** Exercise instructions **
Output, word for word, every line from the start of the listing down to and including the line that contains "plt.rcParams['font.family'] = ['Liberation"; include nothing else.

** Data section **
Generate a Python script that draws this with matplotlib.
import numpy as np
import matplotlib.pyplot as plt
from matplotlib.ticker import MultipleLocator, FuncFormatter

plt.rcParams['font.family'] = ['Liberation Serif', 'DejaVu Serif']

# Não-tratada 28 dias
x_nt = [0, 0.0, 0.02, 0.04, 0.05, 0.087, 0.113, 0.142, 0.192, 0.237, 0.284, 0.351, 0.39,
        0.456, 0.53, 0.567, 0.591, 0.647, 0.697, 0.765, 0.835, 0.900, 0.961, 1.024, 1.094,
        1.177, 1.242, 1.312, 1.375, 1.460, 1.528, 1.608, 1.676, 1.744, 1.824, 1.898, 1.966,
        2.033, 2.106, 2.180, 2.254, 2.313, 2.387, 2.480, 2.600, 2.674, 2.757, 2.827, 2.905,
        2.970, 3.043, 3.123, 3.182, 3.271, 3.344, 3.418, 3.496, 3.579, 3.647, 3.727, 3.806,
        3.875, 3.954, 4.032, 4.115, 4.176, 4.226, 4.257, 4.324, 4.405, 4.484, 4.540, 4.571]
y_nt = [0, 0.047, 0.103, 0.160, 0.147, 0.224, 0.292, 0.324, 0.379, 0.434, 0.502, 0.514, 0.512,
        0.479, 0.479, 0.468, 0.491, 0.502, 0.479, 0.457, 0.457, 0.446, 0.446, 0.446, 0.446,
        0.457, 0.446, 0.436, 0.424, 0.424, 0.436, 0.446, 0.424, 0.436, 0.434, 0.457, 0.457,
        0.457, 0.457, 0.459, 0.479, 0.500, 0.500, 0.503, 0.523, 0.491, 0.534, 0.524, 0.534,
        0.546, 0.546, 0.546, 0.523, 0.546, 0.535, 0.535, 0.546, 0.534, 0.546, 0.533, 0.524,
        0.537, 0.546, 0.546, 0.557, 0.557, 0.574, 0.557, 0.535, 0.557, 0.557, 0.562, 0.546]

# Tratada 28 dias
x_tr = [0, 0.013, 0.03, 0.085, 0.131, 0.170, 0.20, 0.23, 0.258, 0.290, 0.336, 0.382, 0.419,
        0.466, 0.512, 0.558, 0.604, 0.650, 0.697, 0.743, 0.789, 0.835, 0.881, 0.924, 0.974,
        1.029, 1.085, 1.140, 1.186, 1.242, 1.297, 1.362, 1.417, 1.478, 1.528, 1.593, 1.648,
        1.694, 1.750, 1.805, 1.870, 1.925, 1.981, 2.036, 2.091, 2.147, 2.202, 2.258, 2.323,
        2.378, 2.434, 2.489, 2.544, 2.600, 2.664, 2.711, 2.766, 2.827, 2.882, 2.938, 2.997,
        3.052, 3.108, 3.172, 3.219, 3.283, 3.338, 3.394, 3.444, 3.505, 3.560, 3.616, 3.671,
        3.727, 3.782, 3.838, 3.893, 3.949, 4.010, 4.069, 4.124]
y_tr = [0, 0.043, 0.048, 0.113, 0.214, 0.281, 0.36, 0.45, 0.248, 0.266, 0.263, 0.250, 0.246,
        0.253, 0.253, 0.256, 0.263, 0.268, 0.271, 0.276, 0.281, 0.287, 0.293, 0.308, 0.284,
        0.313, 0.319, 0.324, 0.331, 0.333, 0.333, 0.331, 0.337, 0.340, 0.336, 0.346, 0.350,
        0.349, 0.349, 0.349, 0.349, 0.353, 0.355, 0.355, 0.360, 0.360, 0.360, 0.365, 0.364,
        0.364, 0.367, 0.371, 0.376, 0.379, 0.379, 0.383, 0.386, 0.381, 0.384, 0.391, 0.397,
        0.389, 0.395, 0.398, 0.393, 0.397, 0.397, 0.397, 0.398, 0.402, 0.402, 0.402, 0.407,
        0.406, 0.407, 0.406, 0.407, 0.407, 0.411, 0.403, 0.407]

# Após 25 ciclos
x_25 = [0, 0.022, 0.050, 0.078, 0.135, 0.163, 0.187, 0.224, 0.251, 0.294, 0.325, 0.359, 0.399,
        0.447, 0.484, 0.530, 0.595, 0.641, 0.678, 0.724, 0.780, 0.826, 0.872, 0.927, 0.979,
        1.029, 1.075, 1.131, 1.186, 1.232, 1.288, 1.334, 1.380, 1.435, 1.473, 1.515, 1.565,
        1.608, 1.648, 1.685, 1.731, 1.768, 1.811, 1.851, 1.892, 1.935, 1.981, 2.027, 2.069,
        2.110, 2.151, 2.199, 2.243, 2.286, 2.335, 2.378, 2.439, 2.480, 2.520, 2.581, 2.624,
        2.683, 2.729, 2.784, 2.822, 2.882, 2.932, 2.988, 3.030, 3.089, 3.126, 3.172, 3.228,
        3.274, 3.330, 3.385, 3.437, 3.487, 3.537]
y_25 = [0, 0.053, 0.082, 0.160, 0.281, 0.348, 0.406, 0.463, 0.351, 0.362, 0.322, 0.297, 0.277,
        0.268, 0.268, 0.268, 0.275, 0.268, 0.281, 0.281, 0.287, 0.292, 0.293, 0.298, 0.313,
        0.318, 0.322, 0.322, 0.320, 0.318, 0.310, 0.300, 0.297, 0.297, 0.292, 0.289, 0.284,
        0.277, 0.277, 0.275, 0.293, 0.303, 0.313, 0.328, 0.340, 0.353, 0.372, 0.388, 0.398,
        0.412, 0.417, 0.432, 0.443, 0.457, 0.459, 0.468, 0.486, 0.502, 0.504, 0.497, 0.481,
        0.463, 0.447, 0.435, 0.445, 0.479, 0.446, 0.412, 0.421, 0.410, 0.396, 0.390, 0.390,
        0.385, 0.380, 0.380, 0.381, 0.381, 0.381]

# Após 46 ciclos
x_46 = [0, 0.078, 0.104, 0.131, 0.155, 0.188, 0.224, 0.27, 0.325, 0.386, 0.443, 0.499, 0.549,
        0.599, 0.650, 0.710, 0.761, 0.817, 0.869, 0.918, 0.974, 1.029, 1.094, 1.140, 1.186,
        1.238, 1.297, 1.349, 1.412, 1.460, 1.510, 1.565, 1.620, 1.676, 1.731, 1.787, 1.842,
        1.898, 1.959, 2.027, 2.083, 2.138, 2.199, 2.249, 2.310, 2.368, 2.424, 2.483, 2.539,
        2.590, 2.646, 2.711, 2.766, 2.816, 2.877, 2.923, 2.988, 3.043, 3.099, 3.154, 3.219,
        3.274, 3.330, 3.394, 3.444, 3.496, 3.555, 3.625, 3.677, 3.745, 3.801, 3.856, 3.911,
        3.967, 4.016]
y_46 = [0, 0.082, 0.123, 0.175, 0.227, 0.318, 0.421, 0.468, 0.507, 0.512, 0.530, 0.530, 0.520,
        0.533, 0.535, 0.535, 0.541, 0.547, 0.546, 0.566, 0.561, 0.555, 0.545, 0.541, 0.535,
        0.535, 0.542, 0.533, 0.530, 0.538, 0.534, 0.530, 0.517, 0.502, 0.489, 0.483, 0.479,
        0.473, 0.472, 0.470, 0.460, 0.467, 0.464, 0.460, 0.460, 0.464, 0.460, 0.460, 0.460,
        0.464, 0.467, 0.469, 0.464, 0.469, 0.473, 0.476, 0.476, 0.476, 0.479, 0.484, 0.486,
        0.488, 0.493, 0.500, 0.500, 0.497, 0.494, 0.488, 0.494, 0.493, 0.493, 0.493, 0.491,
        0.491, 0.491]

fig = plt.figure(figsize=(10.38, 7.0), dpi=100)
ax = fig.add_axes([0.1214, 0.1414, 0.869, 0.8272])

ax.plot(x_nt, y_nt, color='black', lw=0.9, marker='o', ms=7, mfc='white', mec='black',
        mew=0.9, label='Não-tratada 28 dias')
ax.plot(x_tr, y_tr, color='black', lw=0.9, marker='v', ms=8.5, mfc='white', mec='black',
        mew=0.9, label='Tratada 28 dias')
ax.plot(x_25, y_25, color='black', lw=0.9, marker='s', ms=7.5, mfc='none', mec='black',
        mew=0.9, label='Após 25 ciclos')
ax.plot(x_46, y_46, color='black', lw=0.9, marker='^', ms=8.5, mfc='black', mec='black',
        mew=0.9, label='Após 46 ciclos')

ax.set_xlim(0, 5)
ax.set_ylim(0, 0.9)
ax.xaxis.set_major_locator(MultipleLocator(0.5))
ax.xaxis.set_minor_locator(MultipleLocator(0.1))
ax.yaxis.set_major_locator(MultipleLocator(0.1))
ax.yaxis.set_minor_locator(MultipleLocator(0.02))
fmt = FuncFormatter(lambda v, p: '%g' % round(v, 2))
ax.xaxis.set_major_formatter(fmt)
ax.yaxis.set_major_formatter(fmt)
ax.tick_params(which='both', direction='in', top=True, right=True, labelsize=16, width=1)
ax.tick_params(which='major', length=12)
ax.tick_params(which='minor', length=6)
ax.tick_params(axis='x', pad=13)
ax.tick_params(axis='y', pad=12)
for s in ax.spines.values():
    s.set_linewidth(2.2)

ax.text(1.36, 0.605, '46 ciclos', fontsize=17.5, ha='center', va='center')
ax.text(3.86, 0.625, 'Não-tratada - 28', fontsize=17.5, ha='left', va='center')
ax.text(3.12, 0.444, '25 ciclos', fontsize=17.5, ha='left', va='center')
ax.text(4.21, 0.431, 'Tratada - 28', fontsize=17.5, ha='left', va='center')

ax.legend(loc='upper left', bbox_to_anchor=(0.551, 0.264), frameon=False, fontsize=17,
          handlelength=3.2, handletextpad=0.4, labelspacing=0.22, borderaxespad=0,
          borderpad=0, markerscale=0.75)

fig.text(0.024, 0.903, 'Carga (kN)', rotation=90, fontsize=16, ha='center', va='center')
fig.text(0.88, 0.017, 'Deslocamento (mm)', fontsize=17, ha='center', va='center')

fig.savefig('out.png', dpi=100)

** Result for this exercise **
Generate a Python script that draws this with matplotlib.
import numpy as np
import matplotlib.pyplot as plt
from matplotlib.ticker import MultipleLocator, FuncFormatter

plt.rcParams['font.family'] = ['Liberation Serif', 'DejaVu Serif']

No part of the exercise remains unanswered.